Excellence In All They Do: AZANG Recognizes Outstanding Airmen
By Staff Sgt. Erich B. Smith, 162nd Fighter Wing Public Affairs
/ Published March 12, 2013
TUCSON, Ariz. -- There may have been no stream of paparazzi lining a red carpet at the JW Marriott Tucson Starr Pass Resort and Spa, but the Arizona Air National Guard's own stars showed up in their service and mess dress uniforms at the 2013 Outstanding Airman of the Year Banquet (OAY) award ceremonies here March 9.
All the Arizona Air Guard's units - from the 107th Air Control Squadron to the 162nd Fighter Wing - were present to honor Airmen who in 2012, exemplified the highest professional standards of the guard's most valued asset - its people.
Airman of the Year: Senior Airman Russell Shirley, assigned to the 214th Air Reconnaissance Group.
Noncommissioned Officer of the Year: Staff Sgt. William Reid, assigned to the 107th Air Control Squadron.
Senior Noncommissioned Officer of the Year: Senior Master Sgt. David Juergens, assigned to the 162nd Fighter Wing.
First Sergeant of the Year: Senior Master Sgt. Marclen Polanco, assigned to the 162nd Fighter Wing.
Honor Guard Member: Staff Sgt. Ty Alan Goeken, assigned to the 162nd Fighter Wing.
Command Chief Master Sergeant Award: Tech. Sgt. Susan Koncz, assigned to the 161st Air Refueling Wing.
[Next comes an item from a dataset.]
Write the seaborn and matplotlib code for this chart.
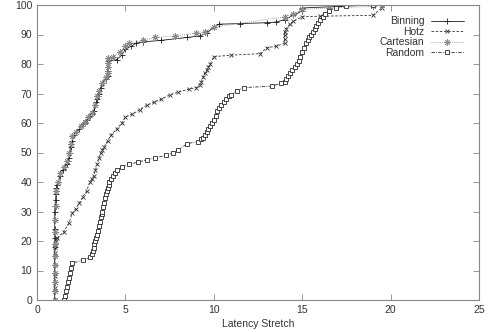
import numpy as np
import pandas as pd
import matplotlib
matplotlib.use("Agg")
import matplotlib.pyplot as plt
import seaborn as sns

# CDF of latency stretch
binning_x = [1.0, 1.0, 1.0, 1.0, 1.0, 1.0, 1.0, 1.0, 1.0, 1.0, 1.0, 1.02, 1.05, 1.08, 1.1,
             1.15, 1.2, 1.3, 1.45, 1.6, 1.7, 1.75, 1.8, 1.85, 1.9, 2.0, 2.1, 2.2, 2.4, 2.6,
             2.7, 2.8, 3.0, 3.1, 3.2, 3.3, 3.35, 3.4, 3.45, 3.5, 3.6, 3.75, 3.9, 4.0, 4.0,
             4.0, 4.0, 4.5, 4.8, 5.0, 5.3, 5.6, 6.0, 7.0, 8.5, 9.2, 9.6, 10.0, 10.3, 11.5,
             13.0, 13.5, 14.0, 14.5, 15.0, 15.0, 17.0, 19.0]
binning_y = [0, 3, 6, 9, 12, 15, 18, 21, 24, 27, 30, 32, 34, 36, 38,
             39, 40, 42, 44, 45, 46, 47, 48, 50, 52, 54, 56, 57, 58, 59.5,
             60, 61, 62.5, 63, 64, 66, 67, 68, 69, 70, 72, 73.5, 75, 76, 77.5,
             79, 81, 81.5, 83, 85, 86, 87, 87.5, 88, 89, 89.5, 90.5, 92.5, 93.5, 93.7,
             94, 94.2, 95, 96.5, 98, 99, 99.5, 100]

hotz_x = [1.0, 1.0, 1.0, 1.0, 1.0, 1.0, 1.05, 1.13, 1.5, 1.8, 2.0, 2.2, 2.4, 2.6, 2.8,
          3.0, 3.1, 3.2, 3.3, 3.4, 3.5, 3.6, 3.7, 3.8, 4.0, 4.2, 4.5, 4.8, 5.0, 5.4,
          5.8, 6.2, 6.6, 7.0, 7.5, 8.0, 8.6, 9.0, 9.2, 9.3, 9.4, 9.5, 9.6, 9.7, 9.8,
          10.0, 11.0, 12.6, 13.0, 13.5, 14.0, 14.0, 14.0, 14.0, 14.1, 14.3, 14.5, 15.0,
          16.0, 19.0, 19.5]
hotz_y = [0, 4, 8, 12, 16, 18, 20, 21, 23, 26, 29.5, 31, 33, 35, 37,
          40, 41, 42, 44, 46, 48, 50, 51, 52, 54, 56, 58, 60, 62, 63,
          64.5, 66, 67, 68, 69.5, 70.5, 71.5, 72, 73, 74, 75.5, 77, 78, 79, 80,
          82.5, 83, 83.5, 85.5, 86, 87, 88.5, 90, 91, 92, 93.5, 94.5, 96,
          96.2, 96.5, 99]

cartesian_x = [1.0, 1.0, 1.0, 1.0, 1.0, 1.0, 1.0, 1.0, 1.0, 1.05, 1.1, 1.2, 1.3, 1.5, 1.7,
               1.8, 1.9, 2.0, 2.2, 2.5, 2.7, 2.9, 3.1, 3.3, 3.4, 3.5, 3.7, 3.9, 4.0, 4.0,
               4.0, 4.0, 4.3, 4.7, 5.0, 5.2, 6.0, 6.7, 7.8, 9.0, 9.5, 10.0, 14.0, 14.5,
               15.0, 16.5, 19.0, 19.5]
cartesian_y = [0, 3, 6, 9, 12, 15, 19, 23, 27, 32, 37, 40, 43, 45, 47,
               50, 53, 55.5, 57, 59, 60.5, 62, 63.5, 66, 69, 71, 73.5, 75.5, 77, 79,
               80.5, 82, 82.5, 84, 86, 87, 88, 89, 89.5, 90.5, 91, 92.5, 96, 97,
               98.5, 99, 99.5, 100]

random_x = [1.5, 1.6, 1.65, 1.7, 1.75, 1.8, 1.85, 1.9, 2.0, 2.6, 3.0, 3.1, 3.15, 3.2, 3.25,
            3.3, 3.35, 3.4, 3.45, 3.5, 3.55, 3.6, 3.65, 3.7, 3.75, 3.8, 3.85, 3.9, 3.95, 4.0,
            4.05, 4.1, 4.2, 4.3, 4.4, 4.5, 4.8, 5.2, 5.7, 6.2, 6.7, 7.3, 7.7, 8.0, 8.5,
            9.1, 9.3, 9.4, 9.5, 9.6, 9.7, 9.8, 9.9, 10.0, 10.1, 10.2, 10.3, 10.4, 10.55,
            10.7, 10.85, 11.0, 11.3, 11.7, 13.3, 13.8, 14.0, 14.1, 14.2, 14.3, 14.45, 14.6,
            14.7, 14.8, 14.9, 15.0, 15.1, 15.2, 15.3, 15.4, 15.5, 15.6, 15.7, 15.8, 15.9,
            16.0, 16.15, 16.3, 16.5, 16.9, 17.5, 19.0]
random_y = [0, 1.5, 3, 4.5, 6, 7.5, 9, 11, 12.5, 13.5, 14.5, 15.5, 16.5, 17.5, 19,
            20, 21, 22, 23.5, 25, 26.5, 28, 29, 30, 31.5, 33, 34.5, 36, 37, 38,
            39, 40, 41, 42, 43, 44, 45, 46, 46.7, 47.5, 48.2, 49, 50, 51, 53,
            53.7, 54.5, 55, 56, 57, 58, 59, 60, 61, 62.5, 64, 65, 66, 67,
            68, 69, 69.5, 71, 72, 72.5, 73.5, 74, 75, 76, 77, 78, 79,
            80, 81, 82.5, 84, 85.5, 87, 88, 89, 90, 91, 92, 93, 94,
            95, 96, 97, 98, 99, 99.8, 100]

series = ["Binning", "Hotz", "Cartesian", "Random"]
xs = [binning_x, hotz_x, cartesian_x, random_x]
ys = [binning_y, hotz_y, cartesian_y, random_y]

df = pd.concat([pd.DataFrame({"x": x, "y": y, "s": s})
                for s, x, y in zip(series, xs, ys)])

sns.set_style("ticks")
plt.rcParams["font.family"] = ["Liberation Sans", "DejaVu Sans"]

fig = plt.figure(figsize=(4.9, 3.32), dpi=100)
ax = fig.add_axes([37 / 490, 32 / 332, 442 / 490, 295 / 332])

styles = {
    "Binning": dict(color="#1a1a1a", linestyle="-", marker="+", markersize=4.5,
                    markerfacecolor="none"),
    "Hotz": dict(color="#333333", linestyle=(0, (3, 2)), marker="x", markersize=3.5,
                 markerfacecolor="none"),
    "Cartesian": dict(color="#8a8a8a", linestyle=(0, (1, 1.5)), marker=(8, 2, 0),
                      markersize=4.5, markerfacecolor="none"),
    "Random": dict(color="#2a2a2a", linestyle=(0, (4, 1.5, 1, 1.5)), marker="s",
                   markersize=3.2, markerfacecolor="white"),
}

for s in series:
    d = df[df["s"] == s]
    st = styles[s]
    sns.lineplot(data=d, x="x", y="y", ax=ax, sort=False, estimator=None,
                 label=s, lw=0.6, markeredgewidth=0.6,
                 markeredgecolor=st["color"], **st)

ax.set_xlim(0, 25)
ax.set_ylim(0, 100)
ax.set_xticks(range(0, 26, 5))
ax.set_yticks(range(0, 101, 10))
ax.tick_params(direction="in", length=4, width=0.6, colors="#888888",
               labelcolor="#333333", labelsize=7.5, top=True, right=True)
for sp in ax.spines.values():
    sp.set_color("#888888")
    sp.set_linewidth(0.8)

ax.set_xlabel("Latency Stretch", fontsize=7.5, color="#333333", labelpad=3)
ax.set_ylabel("Percentage of Pairs", fontsize=7.5, color="#333333")
ax.yaxis.set_label_coords(-0.088, 0.5)

leg = ax.legend(loc="upper right", frameon=False, markerfirst=False, fontsize=7.5,
                handlelength=3.2, handletextpad=0.6, labelspacing=0.05,
                borderaxespad=0.4, bbox_to_anchor=(0.985, 0.99))
for t in leg.get_texts():
    t.set_color("#333333")

fig.savefig("out.png", dpi=100)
Major General Donald L. Owens Junior Officer of the Year: Capt. Matthew S. Hodges, assigned to the 162nd Fighter Wing.
Retired Chief Master Sgt. Richard A. Smith, formerly the ninth Command Chief Master Sergeant to the Director, National Guard Bureau, served as the keynote speaker for the occasion. "They fulfill and define the greatest military organization in the world," said Smith, referring to the 23 nominees of the evening. "These Airmen went above and beyond their AFSC or job title."
Though the event was ultimately geared toward the nominees, OAY was an opportune moment for all attending Arizona Airmen to express their gratitude toward each other, reinforcing the "buddy" concept of being a good wingman inside and outside the confines of their respective units.
"It's not a 9-5 thing we do at work, and we have to get each other's backs," said Capt. David Fitzmaurice, Assistant Director of Operations from the 107th Air Control Squadron. But the evening, according to Fitzmaurice, was about "bringing us all together in a casual setting while honoring those who are nominated."
Juergens, the aircraft fuel systems repair shop NCOIC who won in the Senior Noncommissioned Officer of the Year category, credits his victory to the dedicated Airmen who surround him whenever he puts on his ABUs and reports for duty.
"As a shop supervisor, my success is a direct reflection of their success," he said. "They're (his crew) the engine that makes it happen."
But in achieving excellence, Juergens points to military life-lessons that require focus and dedication.
"Set goals, learn your job well, enjoy where you're at, and never take it for granted," he said.
Grounded in protocol and rooted in honor, formal award ceremonies are time-honored, military traditions - connecting a modern-day fighting air power in the desert to warriors dating back to B.C times. Thus, the extravagant nature of the banquet was not lost on the attending Airmen.
During one of the many introductions of the evening, Chief Master Sgt. Daniel Irving, Arizona State Command Chief, said not all 54 states and territories were able to hold such an award ceremony, and he thanked the Phoenix Air National Guard (PANG) Patriots - a military support organization - in particular for making the function a reality.
Along with other monetary prizes from various organizations such as GEICO and AAFES, PANG presented each of the OAY winners with a $250 check. Additionally, Arizona Air Guard winners will eventually compete against other states' Airmen, ending in final competition against the winners of other Air Force components.